When cooperating across sections there may arise a line of potential problems, mainly in regards to the communicative aspect. These problems arise as a result of the clashing of different expertise, authorities and cultural differences. In relation to this a professor within the field of management by the name of Jody H. Gittel has come up with her theory of relational coordination. This theory is mainly focused on the public sector, it is however still applicable for international private organizations. By using this theory as a tool, this theory can help analyse the interpersonal processes, which could potentially be barriers for optimal efficiency. This theory has furthermore been the foundation for multiple Danish consultants, whom have come with their own additions to this theory. Consultants such as Carsten Hornstrup claim that the definition of a good relationship is subjective, and a certain relationship can therefore be seen in two completely opposite ways.
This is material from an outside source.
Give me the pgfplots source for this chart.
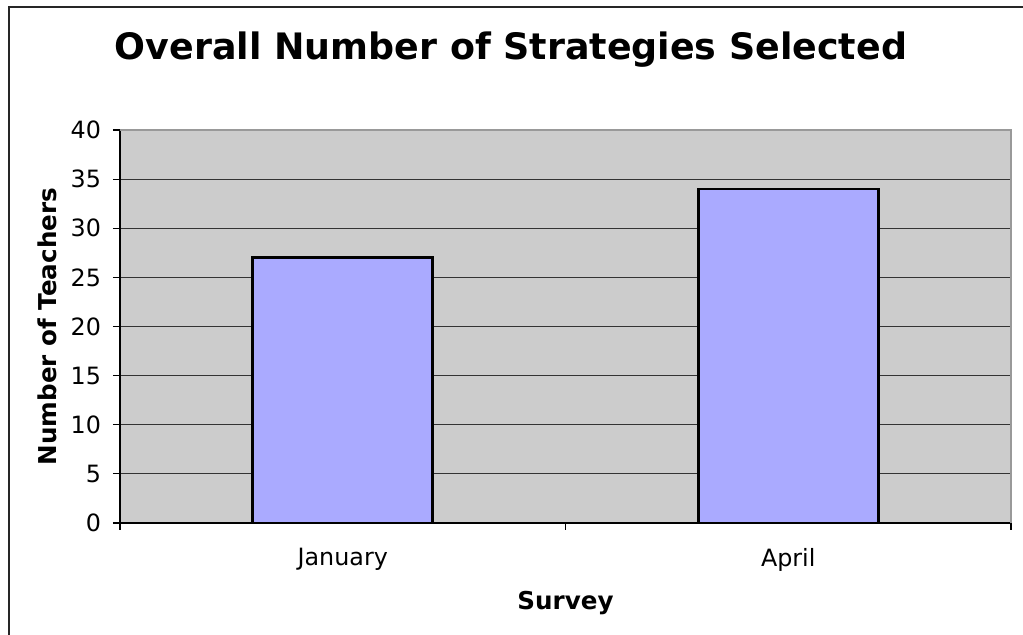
\documentclass[border=0pt]{standalone}
\usepackage{pgfplots}
\pgfplotsset{compat=1.18}
\usepackage{fontspec}
\setmainfont{DejaVu Sans}
\definecolor{plotgray}{HTML}{CCCCCC}
\definecolor{barblue}{HTML}{AAAAFF}
\definecolor{bordergray}{HTML}{999999}
\begin{document}
\begin{tikzpicture}
\useasboundingbox (0,0) rectangle (511.5pt,317.5pt);
\draw[line width=1.3pt,black!85] (4.5pt,0pt) -- (4.5pt,314pt) -- (511.5pt,314pt);
\node[font=\fontsize{18.2}{21}\selectfont\bfseries] at (255.5pt,292.5pt) {Overall Number of Strategies Selected};
\begin{axis}[
  at={(60pt,56pt)}, anchor=south west,
  scale only axis, width=445.5pt, height=196.5pt,
  xmin=0, xmax=2, ymin=0, ymax=40,
  ytick={0,5,...,40},
  axis background/.style={fill=plotgray},
  axis x line*=bottom, axis y line*=left,
  axis line style={-, black, line width=0.8pt},
  ymajorgrids, grid style={black!80, line width=0.6pt},
  tick align=outside, major tick length=3.5pt,
  tick style={black, line width=0.6pt},
  xtick={0,1,2}, xticklabels={},
  extra x ticks={0.5,1.5}, extra x tick labels={January,April},
  extra x tick style={major tick length=0pt, grid=none, xticklabel style={yshift=-9pt}},
  ticklabel style={font=\fontsize{11.9}{14}\selectfont},
  yticklabel style={xshift=-2.5pt},
  /pgf/number format/assume math mode=true,
  xlabel={Survey}, ylabel={Number of Teachers},
  label style={font=\fontsize{12.3}{14}\selectfont\bfseries},
  xlabel style={at={([yshift=-40pt]axis description cs:0.5,0)}, anchor=center},
  ylabel style={at={([xshift=-36.5pt]axis description cs:0,0.5)}, anchor=center},
  clip=false,
]
\addplot[ybar, bar width=0.404, fill=barblue, draw=black, line width=1.4pt] coordinates {(0.5,27) (1.5,34)};
\draw[bordergray, line width=1pt] (rel axis cs:0,1) -- (rel axis cs:1,1) -- (rel axis cs:1,0);
\end{axis}
\end{tikzpicture}
\end{document}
A relevant factor in this is the individuals authoritative position within the hierarchy of the organization, whereas leaders will often have a more positive outlook on the relation.

Jody H. Gittel has put up a negative and positive spiral with the purpose of illustrating what indicates a positive and negative relationship. The reason it is illustrated as a spiral is that, a relation is heavily built upon the communication and likewise. There is therefore no real ‘starting point’ and one should try to improve one of the following aspects, in order to breakthrough the next until it comes into full circle.

The theory of relational coordination is based on two different dimensions: Relations and communication. The quality of these aspects are defined as such:


  1. Mutual goals: Same interpretation of the mission objective within an organization, where a task is solved based on a set of common, clarified goals. This is also synonymous with the organization’s vision, so it is crucial that everyone is on the same page regarding the overall goal.
  2. Mutual knowledge: To which degree are the different groups familiar with each others professional field and competences? This is not only about perfoming one another’s list of duties, but also knowing and understanding them.
  3. Mutual respect: Whether the different groups feel acknowledged for their contribution to solving the common task. This is where the higher placed personnel may show a lack of respect other groups, which ultimately affects the common engagement in a negative way


  1. Frequent and timely: This indicator revolves around whether communication is timed correctly, often and interpreted in a meaningful way. The overall coordination suffers if the communication is too frequent, too rare or timed incorrectly.
  2. Precise and problemsolving: Is the communication constructive, practical and relevant? The task needs to be presented in a comprehensive way for the receiver, and needs to address the actual issue at hand.